SET EXERCISE
Quote all of the data that follows exactly as written, skipping the images.

GIVEN DATA

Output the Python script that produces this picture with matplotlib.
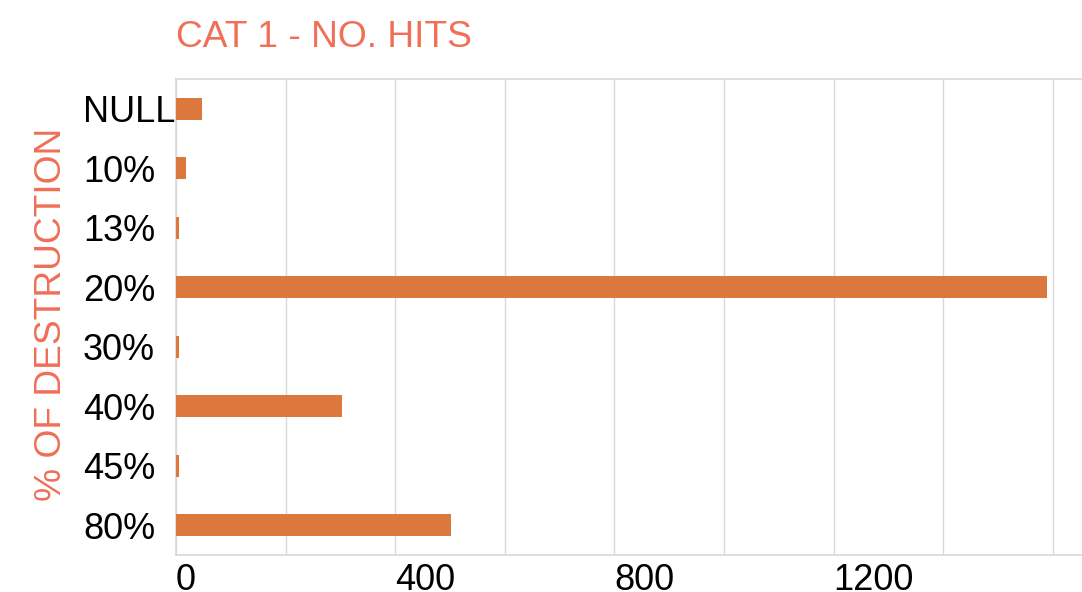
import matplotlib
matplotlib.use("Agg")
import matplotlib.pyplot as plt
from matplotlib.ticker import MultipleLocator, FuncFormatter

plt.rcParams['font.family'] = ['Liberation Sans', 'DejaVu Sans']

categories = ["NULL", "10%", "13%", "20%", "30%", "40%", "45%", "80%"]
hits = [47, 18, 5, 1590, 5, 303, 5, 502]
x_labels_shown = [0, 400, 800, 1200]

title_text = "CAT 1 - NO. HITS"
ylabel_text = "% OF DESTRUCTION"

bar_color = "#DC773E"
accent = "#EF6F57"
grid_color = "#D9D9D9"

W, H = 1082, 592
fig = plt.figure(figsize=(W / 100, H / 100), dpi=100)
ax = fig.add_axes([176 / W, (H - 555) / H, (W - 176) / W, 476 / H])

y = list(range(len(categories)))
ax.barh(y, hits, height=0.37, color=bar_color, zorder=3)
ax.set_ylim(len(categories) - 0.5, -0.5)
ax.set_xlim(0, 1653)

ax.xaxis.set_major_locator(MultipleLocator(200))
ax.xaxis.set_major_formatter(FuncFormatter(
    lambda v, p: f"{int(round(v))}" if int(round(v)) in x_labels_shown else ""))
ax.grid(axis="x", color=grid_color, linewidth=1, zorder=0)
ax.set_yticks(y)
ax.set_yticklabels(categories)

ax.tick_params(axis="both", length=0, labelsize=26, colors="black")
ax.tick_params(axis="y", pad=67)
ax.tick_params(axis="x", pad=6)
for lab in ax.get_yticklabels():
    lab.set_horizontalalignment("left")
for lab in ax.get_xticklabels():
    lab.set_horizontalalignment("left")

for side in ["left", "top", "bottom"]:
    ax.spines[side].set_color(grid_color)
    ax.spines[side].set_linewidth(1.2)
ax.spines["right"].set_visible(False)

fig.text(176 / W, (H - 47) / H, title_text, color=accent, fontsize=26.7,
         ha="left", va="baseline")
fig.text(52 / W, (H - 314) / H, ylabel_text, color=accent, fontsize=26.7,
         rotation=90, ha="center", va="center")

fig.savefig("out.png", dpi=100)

EXERCISE RESPONSE
Output the Python script that produces this picture with matplotlib.
import matplotlib
matplotlib.use("Agg")
import matplotlib.pyplot as plt
from matplotlib.ticker import MultipleLocator, FuncFormatter

plt.rcParams['font.family'] = ['Liberation Sans', 'DejaVu Sans']

categories = ["NULL", "10%", "13%", "20%", "30%", "40%", "45%", "80%"]
hits = [47, 18, 5, 1590, 5, 303, 5, 502]
x_labels_shown = [0, 400, 800, 1200]

title_text = "CAT 1 - NO. HITS"
ylabel_text = "% OF DESTRUCTION"

bar_color = "#DC773E"
accent = "#EF6F57"
grid_color = "#D9D9D9"

W, H = 1082, 592
fig = plt.figure(figsize=(W / 100, H / 100), dpi=100)
ax = fig.add_axes([176 / W, (H - 555) / H, (W - 176) / W, 476 / H])

y = list(range(len(categories)))
ax.barh(y, hits, height=0.37, color=bar_color, zorder=3)
ax.set_ylim(len(categories) - 0.5, -0.5)
ax.set_xlim(0, 1653)

ax.xaxis.set_major_locator(MultipleLocator(200))
ax.xaxis.set_major_formatter(FuncFormatter(
    lambda v, p: f"{int(round(v))}" if int(round(v)) in x_labels_shown else ""))
ax.grid(axis="x", color=grid_color, linewidth=1, zorder=0)
ax.set_yticks(y)
ax.set_yticklabels(categories)

ax.tick_params(axis="both", length=0, labelsize=26, colors="black")
ax.tick_params(axis="y", pad=67)
ax.tick_params(axis="x", pad=6)
for lab in ax.get_yticklabels():
    lab.set_horizontalalignment("left")
for lab in ax.get_xticklabels():
    lab.set_horizontalalignment("left")

for side in ["left", "top", "bottom"]:
    ax.spines[side].set_color(grid_color)
    ax.spines[side].set_linewidth(1.2)
ax.spines["right"].set_visible(False)

fig.text(176 / W, (H - 47) / H, title_text, color=accent, fontsize=26.7,
         ha="left", va="baseline")
fig.text(52 / W, (H - 314) / H, ylabel_text, color=accent, fontsize=26.7,
         rotation=90, ha="center", va="center")

fig.savefig("out.png", dpi=100)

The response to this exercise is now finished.